4.4. Limitations and Potential Applications

The DCNN-based model for estimating the AGB in rubber plantations demonstrated significant advantages in terms of accuracy and automated feature extraction. Compared with traditional ML models, the DCNN eliminates the need for manual feature extraction and can effectively improve the estimation accuracy. However, the generalization capability of DCNNs depends on large and representative datasets [81]. Although this study selected rubber tree samples from different varieties, altitudes, and stand ages, the 80 samples obtained were relatively few. This may lead to a weakened generalizability of the DCNN model developed in this research, potentially affecting its performance across different environments, conditions, and variables [82]. Furthermore, the bands derived from UAV-based multispectral sensors utilized in this study were broad, which may not capture sensitive information relevant to the AGB [83]. In the future, we will explore the potential of using narrow-band hyperspectral imagery to further improve the model’s performance in estimating the AGB in rubber plantations.

In this study, we compared the performance of ML models and DL models in estimating the AGBs of the rubber plantations. Although the prediction process of ML models is intuitive and easy to interpret, their estimation accuracy is influenced by the selection of the type and number of remote sensing feature variables. In contrast, while DL models require more computational resources and longer training times, they have a significant advantage in automatically learning features from input images, thereby reducing the need for manual feature extraction. Furthermore, consistent with the findings of Yu, et al. [83] on maize AGB estimation, the AlexNet-based DCNN model achieved the highest estimation accuracy in this study, outperforming the other DL models. Even though our research confirmed the great potential of DCNNs in estimating rubber AGB, further research is needed to explore whether other DL models, such as YOLO, VGG, and ResNet, can improve the estimation accuracy of crop growth parameters.

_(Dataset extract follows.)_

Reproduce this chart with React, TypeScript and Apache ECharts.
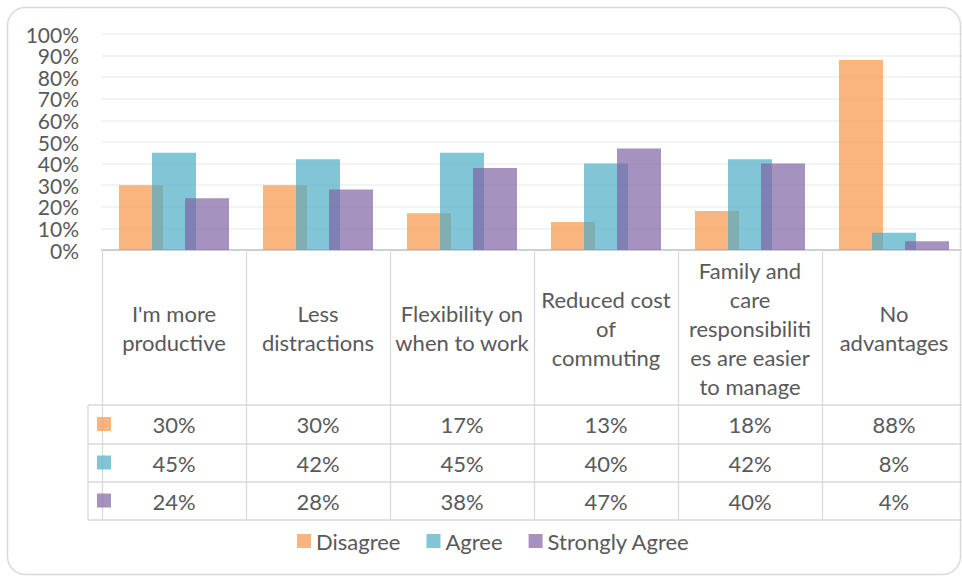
import React, { useEffect, useRef } from "react";
import * as echarts from "echarts";

const categories = [
  "I'm more productive",
  "Less distractions",
  "Flexibility on when to work",
  "Reduced cost of commuting",
  "Family and care responsibilities are easier to manage",
  "No advantages",
];
const headerLabels = [
  "I'm more\nproductive",
  "Less\ndistractions",
  "Flexibility on\nwhen to work",
  "Reduced cost\nof\ncommuting",
  "Family and\ncare\nresponsibiliti\nes are easier\nto manage",
  "No\nadvantages",
];
const seriesNames = ["Disagree", "Agree", "Strongly Agree"];
const disagree = [30, 30, 17, 13, 18, 88];
const agree = [45, 42, 45, 40, 42, 8];
const stronglyAgree = [24, 28, 38, 47, 40, 4];
const yTicks = [0, 10, 20, 30, 40, 50, 60, 70, 80, 90, 100];

const COLORS = [
  "rgba(247,150,70,0.7)",
  "rgba(75,172,198,0.7)",
  "rgba(128,100,162,0.7)",
];
const FONT = "Lato";
const FS = 22;
const TEXT = "#595959";
const LINE = "#D9D9D9";

export default function App() {
  const ref = useRef<HTMLDivElement>(null);
  useEffect(() => {
    if (!ref.current) return;
    const chart = echarts.init(ref.current, null, { renderer: "svg" });

    const gridLeft = 102;
    const gridTop = 34;
    const gridBottomY = 250;
    const rowLines = [405, 444, 482, 520];
    const rowData = [disagree, agree, stronglyAgree];

    const valueAxis = (i: number) => {
      const center = (rowLines[i] + rowLines[i + 1]) / 2;
      return {
        type: "category",
        gridIndex: 0,
        position: "bottom",
        data: categories,
        axisLine: { show: false },
        axisTick: { show: false },
        axisLabel: {
          interval: 0,
          margin: center - gridBottomY,
          verticalAlign: "middle",
          fontFamily: FONT,
          fontSize: FS,
          lineHeight: 24,
          color: TEXT,
          formatter: (_v: string, idx: number) => rowData[i][idx] + "%",
        },
      };
    };

    const graphics: any[] = [];
    rowLines.forEach((y) => {
      graphics.push({
        type: "line",
        shape: { x1: 88, y1: y, x2: 970, y2: y },
        style: { stroke: LINE, lineWidth: 1.3 },
        z: 5,
      });
    });
    graphics.push({
      type: "line",
      shape: { x1: 88, y1: rowLines[0], x2: 88, y2: rowLines[3] },
      style: { stroke: LINE, lineWidth: 1.3 },
      z: 5,
    });
    COLORS.forEach((c, i) => {
      const center = (rowLines[i] + rowLines[i + 1]) / 2;
      graphics.push({
        type: "rect",
        shape: { x: 97, y: center - 7.5, width: 14, height: 14 },
        style: { fill: c },
        z: 100,
      });
    });
    graphics.push({
      type: "rect",
      shape: { x: 7.5, y: 7.5, width: 953, height: 567, r: 18 },
      style: { fill: "none", stroke: "#D9D9D9", lineWidth: 1.5 },
      z: 1,
    });

    chart.setOption({
      animation: false,
      backgroundColor: "#fff",
      textStyle: { fontFamily: FONT },
      grid: {
        left: gridLeft,
        top: gridTop,
        width: 864,
        height: gridBottomY - gridTop,
        containLabel: false,
        outerBoundsMode: "none",
      },
      legend: {
        data: seriesNames,
        left: 297,
        top: 530,
        padding: 0,
        itemWidth: 14,
        itemHeight: 14,
        itemGap: 26,
        icon: "rect",
        textStyle: { fontFamily: FONT, fontSize: FS, color: TEXT, lineHeight: 22 },
      },
      xAxis: [
        {
          type: "category",
          data: categories,
          axisLine: { show: true, lineStyle: { color: "#D0D0D0", width: 2 } },
          axisTick: {
            show: true,
            alignWithLabel: false,
            length: rowLines[3] - gridBottomY,
            lineStyle: { color: LINE, width: 1.3 },
          },
          axisLabel: {
            interval: 0,
            margin: 78,
            verticalAlign: "middle",
            align: "center",
            lineHeight: 29,
            fontFamily: FONT,
            fontSize: FS,
            color: TEXT,
            formatter: (_v: string, idx: number) => headerLabels[idx],
          },
        },
        valueAxis(0),
        valueAxis(1),
        valueAxis(2),
      ],
      yAxis: {
        type: "value",
        min: yTicks[0],
        max: yTicks[yTicks.length - 1],
        interval: 10,
        axisLine: { show: false },
        axisTick: { show: false },
        axisLabel: {
          margin: 23,
          fontFamily: FONT,
          fontSize: 21,
          color: TEXT,
          showMinLabel: true,
          showMaxLabel: true,
          formatter: "{value}%",
        },
        splitLine: { lineStyle: { color: "#EFEFEF", width: 1.5 } },
      },
      graphic: graphics,
      series: [disagree, agree, stronglyAgree].map((d, i) => ({
        name: seriesNames[i],
        type: "bar",
        data: d,
        barWidth: 44,
        barGap: "-25%",
        itemStyle: { color: COLORS[i] },
      })),
    });

    return () => chart.dispose();
  }, []);

  return (
    <div
      ref={ref}
      style={{ position: "absolute", left: 0, top: 0, width: 962, height: 576 }}
    />
  );
}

This study emphasized the advantages of combining a DCNN with various band combinations from UAV-based multispectral imagery for AGB estimation in rubber plantations. This suggests that the proposed approach may also be applicable to other physiological and biochemical parameter estimations of crops using hyperspectral imagery for further investigation.

5. Conclusions

This study evaluated the performance of ML models and DL models in estimating the AGBs of the rubber plantations. For the ML models, we found that the PCA-based RFR model achieved the highest accuracy (R² = 0.81, RMSE = 11.63 t/ha, MAE = 9.27 t/ha). In addition, the DL model based on the G, R, and NIR band combination achieved the highest estimation accuracy in this study (R² = 0.89, RMSE = 6.44 t/ha, MAE = 5.72 t/ha). Our study found that integrating the DCNN with appropriate band combinations to extract features from UAV-based multispectral imagery exhibited great potential for improving the accuracy of AGB estimation in rubber plantations. The new DCNN-based method we proposed for estimating the AGB in rubber plantations is not only cost-effective but also reduces the need for manual feature extraction. This study provides a new perspective on the application of DL technology in estimating the physiological and biochemical parameters of forest growth.